Чувствует ли эту тревогу сам Андрей Вознесенский?
Чувствует. Оттого он и лих.
ПРИМЕЧАНИЕ. Набрано и рассыпано в журнале «Москва» в 1973 году, напечатано в том же году в журнале «Дон», № 10.
ПРЕОДОЛЕНИЕ ОДИНОЧЕСТВА
Начинал Владимир Максимов вроде бы как исследователь «молодой души», как писатель «становящегося характера». Но его проза была совершенно лишена того чисто умственного красования, каким отличались начинавшие вместе с Максимовым исследователи «молодой души», — максимовская проза и теперь не щеголяет внешним умничаньем, она вскормлена на тяжелых, земных сюжетах, на таежном опыте, на хлебе и воде.
И к распространенной теперь «прозе быта» В. Максимова не отнесешь: он чужд спокойного и методического интереса к каждодневности, у него не найдешь ни обилия подробностей, ни чисто социологического мышления, которые отличают эту «прозу быта». Максимов слишком нестроен, прерывист, его сюжеты исключительны, его характеры несут романтическую возбужденность поиска, для него подробности — не самоцель, а символика, и нужны они не для «картин жизни», а для «исканий духа».
Наконец, пытались отнести В. Максимова к «лирической прозе». Надо, однако, представить себе стилистику современной «лирической прозы» с ее туманами, с размытостью контуров, с ее мечтательными ритмами и сказовой интонацией, чтобы почувствовать всю странность того, что среди «лириков» оказывается Максимов — этот жесткий, жестокий, почти исступленный исследователь мятущейся души, совершенно чуждый элегии, сводящий своих героев на очные ставки в почти театральных ситуациях, — вот уж где никакого лирического тумана!
И все-таки… почитайте критические статьи о В. Максимове. Эпитет «лирический» всплывает в этих статьях — невзначай, вдруг, с оговорками, но всплывает непременно. Это понятие то соединяется с каким-то чисто «максимовским» определением (А. Бочаров писал о «лирической напряженности» прозы Максимова), то описывается косвенно (И. Гринберг говорил о максимовской способности «решительно группировать жизненные факты» — эта «решительностью явно независима от логики внешних фактов она имеет какой-то иной источник). Я хочу сослаться также на точное наблюдение С. Ереминой (ее статья о В. Максимове в «Московском комсомольце» кажется мне одной из лучших): заметили ли вы во всех повестях Максимова настойчиво повторяющийся лейтмотив: «Я с трудом расклеиваю веки…» — мотив пробуждения, тот момент, когда сон переходит в явь, когда человек на какое-то мгновенье изумляется яви…

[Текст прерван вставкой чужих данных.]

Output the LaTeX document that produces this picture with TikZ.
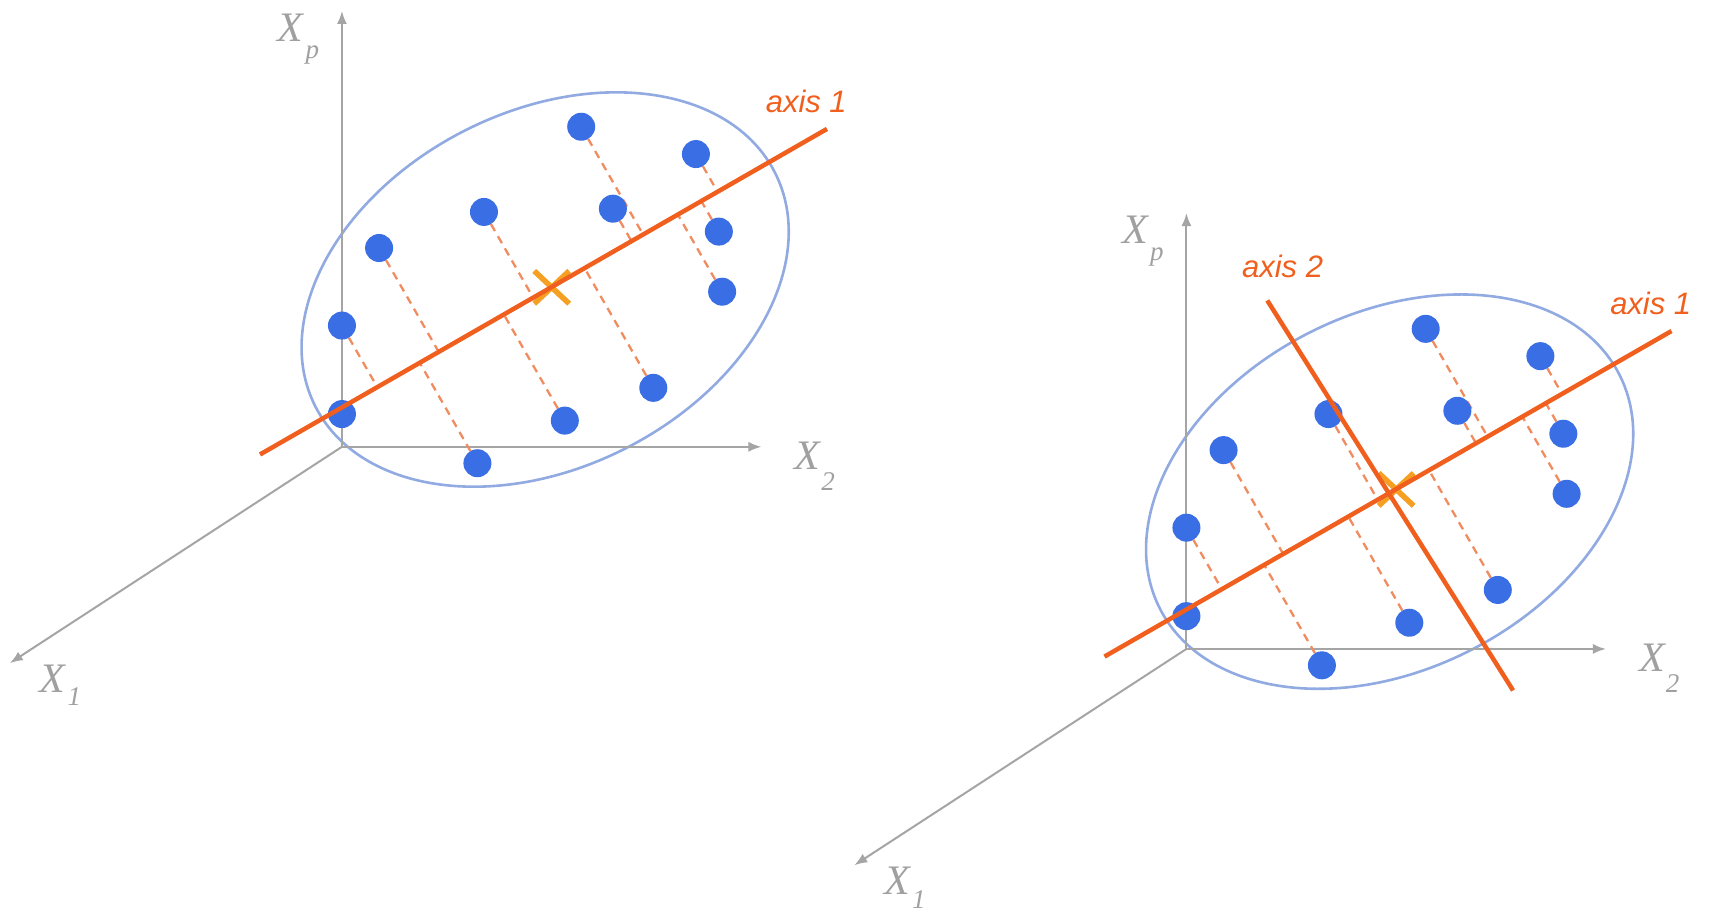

Можно, конечно, исследовать в его повестях явь: эмпирический опыт, картины жизни. Можно сказать, что в повести «Мы обживаем землю» описаны трудности таежной жизни бригады плотников, которые проходят по необжитой земле впереди геологов, готовя для тех жилье. Можно перечитать «Дорогу» — как повесть об освоении Севера, о том, как сквозь тундровые хляби люди тянут стальную нитку дороги. Можно увидеть в повести «Жив человек» историю раскаяния уголовника. И так далее. Если видеть в Максимове только тематический план, то, пожалуй, его проза покажется чересчур специальной: «перековка уголовников» — и тут Максимов неоригинален.